Clear and reliable advice for working with silicone rubber

I’m sorry to say that the purpose of this short posting is not to ‘give it’ .. at least not yet .. rather, I’m turning the tables just for once and ‘asking for it’!

For example, if anyone can recommend sources of information they’ve relied upon in their practice I’d be interested, particularly in those that go into a little bit more detail or even those that are a bit more exploratory. I try to provide clear guidance here, but I haven’t really organized it all into one place yet, and I’m trying to get my facts ‘straighter’, and maybe pick up some more tips from others, before I do. The information provided by manufacturers should always be the first ‘ports of call’, and some suppliers do have some reliable ‘how to’s on their websites .. but maybe there are some I’ve missed along the way.

David Neat, mouldmaking and casting, Lukasil 429 and catalyst

I’d also be interested in what you have experienced regarding ‘shelf life’ i.e. how long you’ve continued using the components before the mix behaves differently to when you first got it? How did that compare to the supplier’s advice? Were you given a clear statement of shelf life in the first place, or did you have to hunt/gather to find it? Worst of all .. did you only find it written on the product once you’d got it? You see, it’s basically evident that suppliers or manufacturers show rather dubious behaviour when it comes to owning up to shelf life. Also, have you ever tried the ‘unthinkable’ i.e. tried a silicone rubber with a catalyst not intended for it? I’ve never had any catalyst going spare, and you probably haven’t either .. but if anyone has done, I’d be very interested in what happened?

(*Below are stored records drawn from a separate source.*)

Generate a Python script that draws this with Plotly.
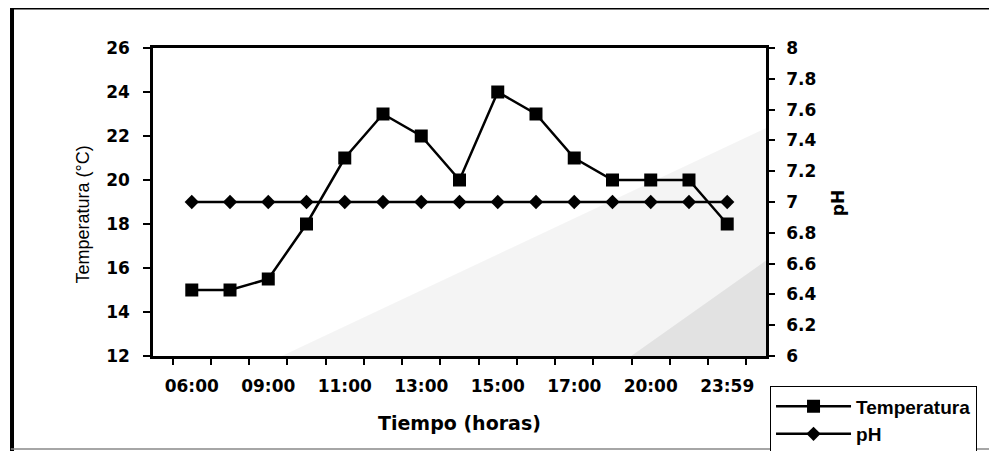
import plotly.graph_objects as go

# ---- data ----
horas = ["06:00", "08:00", "09:00", "10:00", "11:00", "12:00", "13:00", "14:00",
         "15:00", "16:00", "17:00", "18:00", "20:00", "22:00", "23:59"]
temperatura = [15, 15, 15.5, 18, 21, 23, 22, 20, 24, 23, 21, 20, 20, 20, 18]
ph = [7, 7, 7, 7, 7, 7, 7, 7, 7, 7, 7, 7, 7, 7, 7]
etiquetas_x = ["06:00", "", "09:00", "", "11:00", "", "13:00", "", "15:00", "",
               "17:00", "", "20:00", "", "23:59"]
ticks_temp = [12, 14, 16, 18, 20, 22, 24, 26]
ticks_ph = [6, 6.2, 6.4, 6.6, 6.8, 7, 7.2, 7.4, 7.6, 7.8, 8]
ticks_ph_text = ["6", "6.2", "6.4", "6.6", "6.8", "7", "7.2", "7.4", "7.6", "7.8", "8"]

FONT = "DejaVu Sans"
tickfont = dict(family=FONT, size=17, color="black", weight="bold")

fig = go.Figure()
fig.add_trace(go.Scatter(
    x=horas, y=temperatura, name="Temperatura", mode="lines+markers",
    line=dict(color="black", width=2.5),
    marker=dict(symbol="square", size=13, color="black"),
    yaxis="y"))
fig.add_trace(go.Scatter(
    x=horas, y=ph, name="pH", mode="lines+markers",
    line=dict(color="black", width=2.5),
    marker=dict(symbol="diamond", size=11, color="black"),
    yaxis="y2"))

# the page places the figure 8px from the top-left corner, so the figure is 8px smaller
fig.update_layout(
    width=989, height=443,
    margin=dict(l=145, r=231, t=40, b=95, autoexpand=False),
    paper_bgcolor="white", plot_bgcolor="white",
    showlegend=True,
    legend=dict(xref="container", yref="container", x=0.7705, y=0.146,
                xanchor="left", yanchor="top",
                bgcolor="white", bordercolor="black", borderwidth=1,
                font=dict(family="Liberation Sans", size=19, color="black", weight="bold"),
                tracegroupgap=0, itemwidth=75),
    xaxis=dict(type="category", tickmode="array", tickvals=horas, ticktext=etiquetas_x,
               tickson="boundaries", ticks="outside", ticklen=6, tickwidth=1.5,
               tickcolor="black", showline=True, linecolor="black", linewidth=2.5,
               mirror=True, showgrid=False, zeroline=False, tickfont=tickfont,
               ticklabelstandoff=13, tickangle=0, automargin=False),
    yaxis=dict(range=[12, 26], tickvals=ticks_temp, ticks="outside", ticklen=7,
               tickwidth=1.5, tickcolor="black", showline=True, linecolor="black",
               linewidth=2.5, showgrid=False, zeroline=False, tickfont=tickfont,
               ticklabelstandoff=10, automargin=False),
    yaxis2=dict(range=[6, 8], tickvals=ticks_ph, ticktext=ticks_ph_text, overlaying="y",
                side="right", ticks="outside", ticklen=6, tickwidth=1.5,
                tickcolor="black", showline=True, linecolor="black", linewidth=2.5,
                showgrid=False, zeroline=False, tickfont=tickfont,
                ticklabelstandoff=8, automargin=False),
    annotations=[
        dict(text="Temperatura (°C)", xref="paper", yref="paper", x=-0.114, y=0.46,
             textangle=-90, showarrow=False, xanchor="center", yanchor="middle",
             font=dict(family="Liberation Sans", size=18, color="black")),
        dict(text="pH", xref="paper", yref="paper", x=1.117, y=0.495,
             textangle=-90, showarrow=False, xanchor="center", yanchor="middle",
             font=dict(family=FONT, size=17, color="black", weight="bold")),
        dict(text="Tiempo (horas)", xref="paper", yref="paper", x=0.5, y=-0.2175,
             showarrow=False, xanchor="center", yanchor="middle",
             font=dict(family=FONT, size=19, color="black", weight="bold")),
    ],
    shapes=[
        # scan stipple shading
        dict(type="path", xref="paper", yref="paper",
             path="M 0.21 0 L 1 0.74 L 1 0 Z",
             fillcolor="rgba(0,0,0,0.045)", line=dict(width=0), layer="below"),
        dict(type="path", xref="paper", yref="paper",
             path="M 0.78 0 L 1 0.31 L 1 0 Z",
             fillcolor="rgba(0,0,0,0.07)", line=dict(width=0), layer="below"),
        # outer frame
        dict(type="line", xref="paper", yref="paper", x0=-0.230, x1=-0.230, y0=1.135, y1=-0.32,
             line=dict(color="black", width=4)),
        dict(type="line", xref="paper", yref="paper", x0=-0.232, x1=1.4, y0=1.13, y1=1.13,
             line=dict(color="black", width=3)),
        dict(type="line", xref="paper", yref="paper", x0=-0.232, x1=1.4, y0=-0.302, y1=-0.302,
             line=dict(color="#888888", width=1.5)),
    ],
)

fig.write_html("out.html")
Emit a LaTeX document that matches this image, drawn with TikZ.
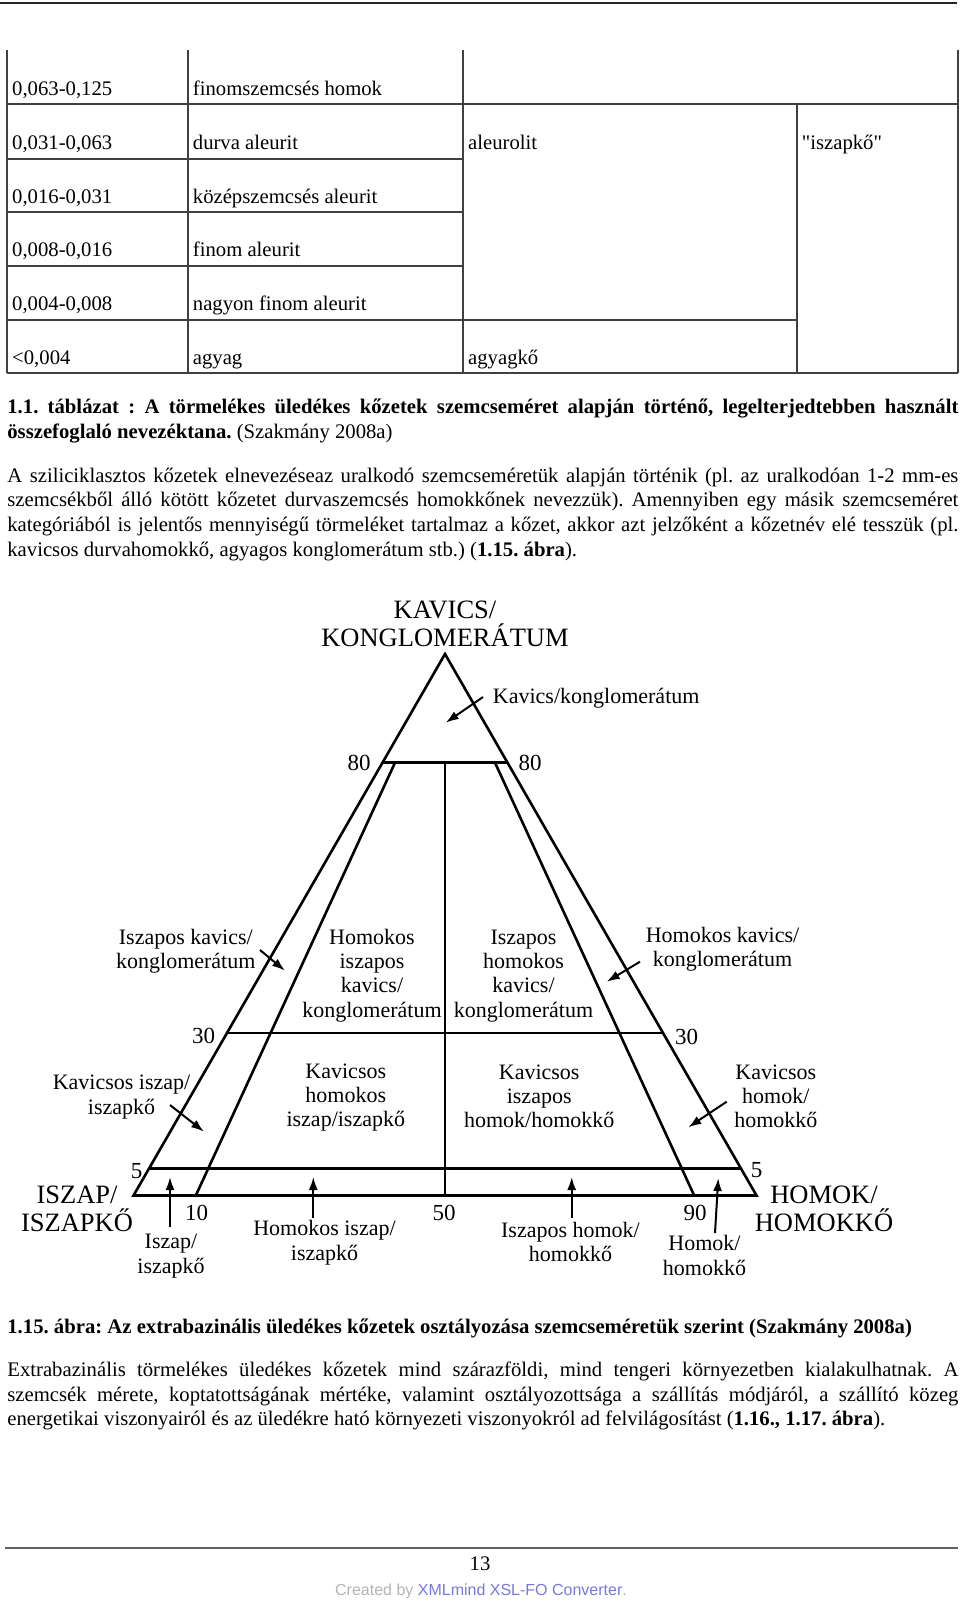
\documentclass[tikz,border=0pt]{standalone}
\usepackage{fontspec}
\setmainfont{Liberation Serif}
\newfontfamily\qfont[Ligatures=TeXOff]{Liberation Serif}
\newfontfamily\sansf{Liberation Sans}
\usetikzlibrary{arrows.meta,calc}
\definecolor{rulegray}{HTML}{404040}
\definecolor{footgray}{HTML}{606060}
\definecolor{credgray}{HTML}{B4B4B4}
\definecolor{credblue}{HTML}{7878DC}
\frenchspacing
\begin{document}
\frenchspacing
\begin{tikzpicture}[x=1pt,y=-1pt,
  tl/.style={draw=rulegray,line width=1.8pt},
  body/.style={font=\fontsize{20.7}{24}\selectfont\frenchspacing,inner sep=0pt,anchor=base west},
  tri/.style={line width=2.6pt,line join=miter},
  lab/.style={font=\fontsize{22}{24.1}\selectfont,align=center,inner sep=0pt,anchor=base},
  big/.style={font=\fontsize{26.5}{28.7}\selectfont,align=center,inner sep=0pt,anchor=base},
  num/.style={font=\fontsize{23}{24}\selectfont,inner sep=0pt,anchor=base},
  arr/.style={line width=2pt,-{Latex[length=13pt,width=9pt]}}]
\useasboundingbox (0,0) rectangle (960,1601);

% top rule
\draw[draw=black!85,line width=1.5pt] (0,3) -- (957,3);

% ---------------- table ----------------
\draw[tl] (7,50) -- (7,373.3);
\draw[tl] (188,50) -- (188,373.3);
\draw[tl] (463,50) -- (463,373.3);
\draw[tl] (797,104.3) -- (797,373.3);
\draw[tl] (958,50) -- (958,373.3);
\draw[tl] (7,104.3) -- (958,104.3);
\draw[tl] (7,158.7) -- (463,158.7);
\draw[tl] (7,212.3) -- (463,212.3);
\draw[tl] (7,266) -- (463,266);
\draw[tl] (7,320) -- (797,320);
\draw[tl] (7,373.3) -- (958,373.3);

\node[body] (r1a) at (12,95) {0,063-0,125};
\node[body] (r1b) at (192.7,95) {finomszemcsés homok};
\node[body] (r2a) at (12,149) {0,031-0,063};
\node[body] (r2b) at (192.7,149) {durva aleurit};
\node[body] (r2c) at (468,149) {aleurolit};
\node[body] (r2d) at (801.7,149) {\qfont "iszapkő"};
\node[body] (r3a) at (12,203.3) {0,016-0,031};
\node[body] (r3b) at (192.7,203.3) {középszemcsés aleurit};
\node[body] (r4a) at (12,256.7) {0,008-0,016};
\node[body] (r4b) at (192.7,256.7) {finom aleurit};
\node[body] (r5a) at (12,310.7) {0,004-0,008};
\node[body] (r5b) at (192.7,310.7) {nagyon finom aleurit};
\node[body] (r6a) at (12,364) {<0,004};
\node[body] (r6b) at (192.7,364) {agyag};
\node[body] (r6c) at (468,364) {agyagkő};

% ---------------- caption + paragraph ----------------
\node[body] (c1a) at (7.2,413.6) {\makebox[951pt][s]{\bfseries 1.1. táblázat : A törmelékes üledékes kőzetek szemcseméret alapján történő, legelterjedtebben használt}};
\node[body] (c1b) at (7.2,438) {\textbf{összefoglaló nevezéktana.} (Szakmány 2008a)};

\node[body] (p1a) at (7.2,482) {\makebox[951pt][s]{A sziliciklasztos kőzetek elnevezéseaz uralkodó szemcseméretük alapján történik (pl. az uralkodóan 1-2 mm-es}};
\node[body] (p1b) at (7.2,506.6) {\makebox[951pt][s]{szemcsékből álló kötött kőzetet durvaszemcsés homokkőnek nevezzük). Amennyiben egy másik szemcseméret}};
\node[body] (p1c) at (7.2,531) {\makebox[951pt][s]{kategóriából is jelentős mennyiségű törmeléket tartalmaz a kőzet, akkor azt jelzőként a kőzetnév elé tesszük (pl.}};
\node[body] (p1d) at (7.2,556.6) {kavicsos durvahomokkő, agyagos konglomerátum stb.) (\textbf{1.15. ábra}).};

% ---------------- triangle ----------------
\coordinate (A) at (445,654);
\coordinate (L) at (133.5,1195.5);
\coordinate (R) at (756.5,1195.5);
\coordinate (l80) at ($(L)!0.8!(A)$);
\coordinate (r80) at ($(R)!0.8!(A)$);
\coordinate (l30) at ($(L)!0.3!(A)$);
\coordinate (r30) at ($(R)!0.3!(A)$);
\coordinate (l05) at ($(L)!0.05!(A)$);
\coordinate (r05) at ($(R)!0.05!(A)$);
\coordinate (B10) at ($(L)!0.1!(R)$);
\coordinate (B50) at ($(L)!0.5!(R)$);
\coordinate (B90) at ($(L)!0.9!(R)$);
\coordinate (T10) at ($(A)!0.2!(B10)$);
\coordinate (T50) at ($(A)!0.2!(B50)$);
\coordinate (T90) at ($(A)!0.2!(B90)$);

\draw[tri] (A) -- (L) -- (R) -- cycle;
\draw[tri] (l80) -- (r80);
\draw[tri] (l30) -- (r30);
\draw[tri] (l05) -- (r05);
\draw[tri] (T10) -- (B10);
\draw[tri] (T50) -- (B50);
\draw[tri] (T90) -- (B90);

% corner names (anchor = baseline of last line)
\node[big] (kav) at (445,646.7) {KAVICS/\\KONGLOMERÁTUM};
\node[big] (isz) at (77,1231.7) {ISZAP/\\ISZAPKŐ};
\node[big] (hom) at (824,1231.7) {HOMOK/\\HOMOKKŐ};

% numbers
\node[num] (n80l) at (359.2,770) {80};
\node[num] (n80r) at (530,770) {80};
\node[num] (n30l) at (203.5,1043) {30};
\node[num] (n30r) at (686.7,1044) {30};
\node[num] (n5l) at (136.7,1178) {5};
\node[num] (n5r) at (756.7,1177) {5};
\node[num] (n10) at (196.5,1220.7) {10};
\node[num] (n50) at (444,1220.7) {50};
\node[num] (n90) at (695,1220) {90};

% field labels (anchor = baseline of last line)
\node[lab] (lkk) at (596.2,703) {Kavics/konglomerátum};
\node[lab] (ikk) at (185.8,968.3) {Iszapos kavics/\\konglomerátum};
\node[lab] (hikk) at (372,1017) {Homokos\\iszapos\\kavics/\\konglomerátum};
\node[lab] (ihkk) at (523.5,1017) {Iszapos\\homokos\\kavics/\\konglomerátum};
\node[lab] (hkk) at (722.5,966.7) {Homokos kavics/\\konglomerátum};
\node[lab] (kis) at (121.5,1114) {Kavicsos iszap/\\iszapkő};
\node[lab] (khi) at (345.8,1126.5) {Kavicsos\\homokos\\iszap/iszapkő};
\node[lab] (kih) at (539.2,1127.5) {Kavicsos\\iszapos\\homok/homokkő};
\node[lab] (khh) at (775.8,1127.5) {Kavicsos\\homok/\\homokkő};
\node[lab] (ii) at (171,1273) {Iszap/\\iszapkő};
\node[lab] (hi) at (324.5,1260) {Homokos iszap/\\iszapkő};
\node[lab] (ih) at (570.5,1261.5) {Iszapos homok/\\homokkő};
\node[lab] (hh) at (704.5,1275) {Homok/\\homokkő};

% arrows
\coordinate (a1s) at (483,697);    \coordinate (a1e) at (445.7,722.7);
\coordinate (a2s) at (260,950);    \coordinate (a2e) at (285,970.7);
\coordinate (a3s) at (640,961.7);  \coordinate (a3e) at (606.7,981.7);
\coordinate (a4s) at (170,1105);   \coordinate (a4e) at (204,1131.7);
\coordinate (a5s) at (726.7,1101.7); \coordinate (a5e) at (688.3,1127.3);
\coordinate (a6s) at (170,1226.7); \coordinate (a6e) at (170,1177);
\coordinate (a7s) at (313.3,1218); \coordinate (a7e) at (313.3,1177);
\coordinate (a8s) at (571.7,1218); \coordinate (a8e) at (571.7,1177);
\coordinate (a9s) at (715,1233);   \coordinate (a9e) at (718.3,1178);
\draw[arr] (a1s) -- (a1e);
\draw[arr] (a2s) -- (a2e);
\draw[arr] (a3s) -- (a3e);
\draw[arr] (a4s) -- (a4e);
\draw[arr] (a5s) -- (a5e);
\draw[arr] (a6s) -- (a6e);
\draw[arr] (a7s) -- (a7e);
\draw[arr] (a8s) -- (a8e);
\draw[arr] (a9s) -- (a9e);

% ---------------- figure caption + paragraph ----------------
\node[body] (c2) at (7.2,1333) {\bfseries 1.15. ábra: Az extrabazinális üledékes kőzetek osztályozása szemcseméretük szerint (Szakmány 2008a)};
\node[body] (p2a) at (7.2,1376.7) {\makebox[951pt][s]{Extrabazinális törmelékes üledékes kőzetek mind szárazföldi, mind tengeri környezetben kialakulhatnak. A}};
\node[body] (p2b) at (7.2,1401.5) {\makebox[951pt][s]{szemcsék mérete, koptatottságának mértéke, valamint osztályozottsága a szállítás módjáról, a szállító közeg}};
\node[body] (p2c) at (7.2,1425.6) {energetikai viszonyairól és az üledékre ható környezeti viszonyokról ad felvilágosítást (\textbf{1.16., 1.17. ábra}).};

% ---------------- footer ----------------
\draw[draw=footgray,line width=2pt] (5,1548) -- (958,1548);
\node[body,anchor=base] (pg) at (480,1570) {13};
\node[anchor=base,inner sep=0pt,font=\sansf\fontsize{16}{18}\selectfont] (cred) at (481,1595)
  {\textcolor{credgray}{Created by }\textcolor{credblue}{XMLmind XSL-FO Converter}\textcolor{credgray}{.}};
\end{tikzpicture}
\end{document}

David Neat, mouldmaking and casting, making a silicone mould in coloured layers

I recently did some tests which confirmed what I’d always suspected (or maybe read at some point in the past, because I see it is mentioned very occasionally) .. that however old the silicone ‘body’ might be, as long as it moves when you tip it, you can make it work by getting some new catalyst. I tested remainders of silicone which had been shoved in a corner waiting to be taken to the Recycling Centre, some going back more than 7 years .. and they all worked! Yes, they were different .. they were much more viscous than they should have been; the working time was much shorter, and they cured in no time at all! .. but still good for some things!

David Neat, mouldmaking and casting, making a skin mould on shaped styrofoam

When you’ve bought a silicone has it come with the essential facts i.e. not just the ratio of the two parts to mix, but the following: .. its weight in grams per cubic centimetre (good to know if you want to work out how much you’re buying in volume); its viscosity (useful when making a choice, because thinner ones could flow into detail better and leave fewer air bubbles); recommended cure time, etc. Has your supplier even said .. most importantly .. whether it is an ‘addition cure’ (platinum) or a ‘condensation cure’ (tin) silicone? This is important because whereas condensation cure silicones nowadays are fairly unaffected by anything, ‘addition cure’ silicones are a different matter. Or .. are they really? At times I’ve treated addition cure silicones really carelessly in the past without any problems. Again, any personal experiences would be welcome!

You see what I’ve done here? In asking the questions I’ve given information at the same time .. think of it as a standard teaching technique, though reversed in this case. Nevertheless .. I really do need other people’s help on this subject, so any facts you can contribute would be much appreciated!